Mar 07 2009

Accepting Responsibility!

Tag: FitnessMike @ 8:19 am

“It’s not your fault!” screams the ad. It’s the one that urges you to get rid of your income tax liability if you owe more than $10,000, or to get all your credit card debts reduced, again assuming you have at least a certain amount of debt. Of course, reality is that these agencies work on contingent fees and your case is not worth their time unless you’re in the ditch to the tune of at least ten grand or so. Mortgage refinancers also tell you it’s not your fault that you’re in over your head because some greedy lender signed you up on a contract that requires you to pay them back with interest. Well, I’m here to tell you that unless you admit you’re at fault, you have no hope of ever becoming a mature and responsible citizen again.

On the guestbook, and everywhere for that matter, the BFL version of “it’s not your fault” is the confession that “I’m an emotional eater.” Well, earth-to-you-buddy, everyone on the planet is an “emotional eater!” That’s why virtually every big moment is celebrated with some kind of a feast. There are wedding feasts, graduation receptions, funeral lunches, Christmas dinners, Thanksgiving celebrations, you name it! We are hard-wired to do some serious eating around various occasions of either joy or sadness. Breaking bread is part of that passage of life, whatever it is.

Most self-styled “emotional eaters” actually mean that they are somehow made anxious by their family or friends or circumstances, and that they have to eat as a result–even to overeat. This is somehow seen as less of a sin than just admitting that we lack self-control. But, like our friends who ran up the huge debts, unless we get brutally honest with ourselves, we’ll never get free of the grip of overeating.

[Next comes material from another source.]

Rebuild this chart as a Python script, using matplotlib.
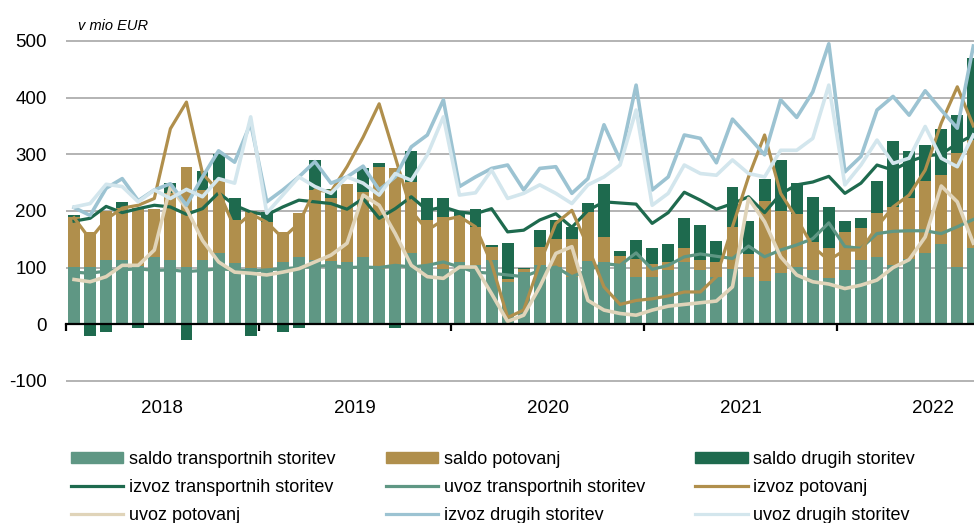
import numpy as np
import matplotlib.pyplot as plt
from matplotlib.patches import Patch
from matplotlib.lines import Line2D

# monthly data, Jan 2018 - Sep 2022 (mio EUR)
years = ["2018", "2019", "2020", "2021", "2022"]

saldo_transport = [101, 101, 113, 113, 103, 119, 113, 101, 113, 126, 108, 100,
                   98, 109, 119, 114, 112, 109, 119, 98, 104, 126, 104, 98,
                   110, 105, 113, 75, 93, 105, 101, 84, 112, 109, 107, 84,
                   84, 95, 109, 95, 84, 98, 84, 77, 91, 101, 95, 81,
                   95, 113, 119, 104, 116, 126, 141, 101, 134]
saldo_potovanja = [89, 61, 87, 92, 102, 84, 118, 177, 124, 128, 76, 100,
                   83, 53, 78, 123, 110, 138, 115, 180, 171, 125, 80, 92,
                   78, 67, 24, 5, 4, 32, 49, 67, 86, 45, 13, 32,
                   23, 15, 25, 18, 26, 74, 40, 141, 109, 93, 50, 53,
                   67, 56, 78, 103, 106, 127, 122, 202, 191]
saldo_drugo = [2, -21, -13, 10, -6, 0, 19, -27, 34, 46, 38, -21,
               17, -14, -6, 52, 16, 0, 41, 7, -6, 55, 38, 32,
               12, 31, 3, 64, 2, 29, 34, 21, 16, 94, 10, 32,
               27, 31, 53, 62, 37, 71, 59, 38, 89, 56, 80, 73,
               21, 18, 56, 117, 84, 63, 82, 66, 144]

izvoz_transport = [182, 187, 208, 197, 204, 210, 207, 194, 204, 232, 210, 198,
                   193, 207, 219, 216, 213, 203, 222, 187, 204, 225, 201, 207,
                   198, 195, 204, 163, 166, 184, 195, 171, 201, 216, 214, 212,
                   178, 197, 233, 219, 203, 213, 225, 197, 230, 246, 251, 261,
                   231, 249, 281, 272, 287, 297, 300, 319, 334]
uvoz_transport = [92, 90, 94, 96, 98, 95, 96, 93, 95, 98, 96, 94,
                  96, 98, 100, 102, 104, 100, 101, 100, 104, 101, 104, 110,
                  101, 92, 90, 87, 84, 95, 101, 84, 95, 107, 104, 126,
                  97, 104, 119, 124, 120, 116, 138, 119, 131, 140, 151, 179,
                  137, 134, 160, 164, 165, 165, 160, 172, 185]
izvoz_potovanja = [188, 150, 185, 205, 210, 222, 345, 392, 266, 235, 170, 195,
                   180, 152, 178, 237, 234, 278, 330, 389, 295, 200, 166, 184,
                   190, 172, 107, 12, 25, 107, 178, 201, 137, 66, 35, 42,
                   45, 50, 57, 57, 84, 172, 260, 334, 231, 187, 137, 113,
                   131, 131, 172, 207, 228, 272, 355, 419, 350]
uvoz_potovanja = [79, 75, 84, 104, 104, 131, 243, 204, 148, 110, 92, 90,
                  87, 92, 98, 110, 122, 143, 228, 210, 160, 104, 84, 81,
                  101, 101, 54, 5, 16, 66, 125, 137, 42, 25, 19, 16,
                  25, 32, 35, 38, 41, 66, 222, 181, 119, 87, 75, 71,
                  63, 69, 78, 100, 114, 154, 244, 216, 143]
izvoz_drugo = [206, 192, 240, 257, 218, 237, 248, 210, 260, 306, 286, 355,
               216, 237, 260, 287, 249, 260, 279, 237, 260, 313, 334, 396,
               243, 260, 275, 281, 237, 275, 278, 231, 257, 352, 290, 422,
               237, 260, 334, 328, 285, 362, 331, 299, 396, 365, 410, 495,
               269, 296, 378, 402, 369, 412, 378, 346, 491]
uvoz_drugo = [207, 213, 247, 243, 216, 237, 222, 238, 225, 257, 249, 366,
              196, 228, 260, 243, 231, 260, 249, 228, 266, 254, 299, 366,
              228, 232, 272, 222, 231, 246, 231, 213, 246, 260, 281, 378,
              210, 231, 281, 266, 263, 290, 266, 260, 307, 307, 328, 422,
              246, 281, 325, 284, 293, 349, 293, 278, 334]

c_teal = "#5f9784"
c_tan = "#b08f4c"
c_dark = "#1e6a4e"
c_beige = "#e0d4b9"
c_blue = "#9cc3d2"
c_lblue = "#d3e6ed"

plt.rcParams["font.family"] = ["Liberation Sans", "DejaVu Sans"]
plt.rcParams["axes.unicode_minus"] = False

fig = plt.figure(figsize=(9.74, 5.23), dpi=100)
ax = fig.add_axes([66 / 974, 0.2662, 1 - 66 / 974, 0.661])

x = np.arange(len(saldo_transport))
st = np.array(saldo_transport)
sp = np.array(saldo_potovanja)
sd = np.array(saldo_drugo)
w = 0.74

ax.bar(x, st, w, color=c_teal, zorder=2)
ax.bar(x, sp, w, bottom=st, color=c_tan, zorder=2)
ax.bar(x, sd, w, bottom=np.where(sd > 0, st + sp, 0), color=c_dark, zorder=2)

lw = 2.3
ax.plot(x, izvoz_transport, color=c_dark, lw=lw, zorder=3)
ax.plot(x, uvoz_transport, color=c_teal, lw=lw, zorder=3)
ax.plot(x, izvoz_potovanja, color=c_tan, lw=lw, zorder=3)
ax.plot(x, uvoz_potovanja, color=c_beige, lw=2.6, zorder=3)
ax.plot(x, izvoz_drugo, color=c_blue, lw=2.6, zorder=3)
ax.plot(x, uvoz_drugo, color=c_lblue, lw=2.6, zorder=3)

ax.set_xlim(-0.5, 56.04)
ax.set_ylim(-105, 505)
ax.set_yticks(range(-100, 501, 100))
ax.tick_params(axis="y", length=0, pad=14, labelsize=13.5)
ax.yaxis.grid(True, color="#b3b3b3", lw=1.4)
ax.set_axisbelow(True)

for s in ["top", "right", "left"]:
    ax.spines[s].set_visible(False)
ax.spines["bottom"].set_position(("data", 0))
ax.spines["bottom"].set_linewidth(1.6)
ax.spines["bottom"].set_zorder(4)
ax.set_xticks([-0.5 + 12 * k for k in range(5)])
ax.set_xticklabels([])
ax.tick_params(axis="x", direction="out", length=5, width=1.6)

for k, yr in enumerate(years):
    ax.text(12 * k + 5.5, -148, yr, ha="center", va="center", fontsize=13.5, clip_on=False)

fig.text(78 / 974, 1 - 30 / 523, "v mio EUR", fontsize=10.5, style="italic")

handles = [
    Patch(color=c_teal), Line2D([], [], color=c_dark, lw=lw), Line2D([], [], color=c_beige, lw=lw),
    Patch(color=c_tan), Line2D([], [], color=c_teal, lw=lw), Line2D([], [], color=c_blue, lw=lw),
    Patch(color=c_dark), Line2D([], [], color=c_tan, lw=lw), Line2D([], [], color=c_lblue, lw=lw),
]
labels = ["saldo transportnih storitev", "izvoz transportnih storitev", "uvoz potovanj",
          "saldo potovanj", "uvoz transportnih storitev", "izvoz drugih storitev",
          "saldo drugih storitev", "izvoz potovanj", "uvoz drugih storitev"]
fig.legend(handles, labels, ncol=3, loc="upper left", bbox_to_anchor=(71 / 974, 1 - 451 / 523),
           frameon=False, borderpad=0, borderaxespad=0, handlelength=2.9, handleheight=0.55,
           handletextpad=0.3, columnspacing=2.8, labelspacing=0.62,
           prop={"family": ["Liberation Sans", "DejaVu Sans"], "size": 13})

fig.savefig("out.png", dpi=100)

Every twelve step recovery group, including overeaters anonymous, begins with the self-admission/revelation that “we admitted we were powerless over _____ that our lives had become unmanageable.” And then, “We came to believe that a power greater than ourselves could restore us to sanity.” These two powerful statements assume ownership of the problem, and set out the first part of a plan to take control of our lives again. When I was drinking alcoholically, I drank with resentment. I brooded and was angry. I was a self-pitying, sarcastic slob who drank because I was so full of fear I couldn’t face real life. Until I admitted what a coward I was, and that my unmanageable life was due to my own fear, anger and self-pity, I was unable to even see that I was my own worse problem. When I made that admission of my powerlessness, and began to probe beneath the surfaces of my own denial, and to confess all those problems, I began to change into a happier person, a more confident person, and a person who no longer needed alcohol.

Am I suggesting that “emotional eaters” are basket cases like alcoholics? Not really. I doubt any of you are morally bankrupt like most alcoholics, but I’ll bet you’re not as happy as you’d like to be either. Nor are you truly free and joyous.

Tell yourself the truth. Tell others the truth. Once you do that, and once you admit that you overeat because you want to, then you’re on your way to getting hold of that problem. And if you don’t tell the truth to yourself, then it truly IS YOUR FAULT!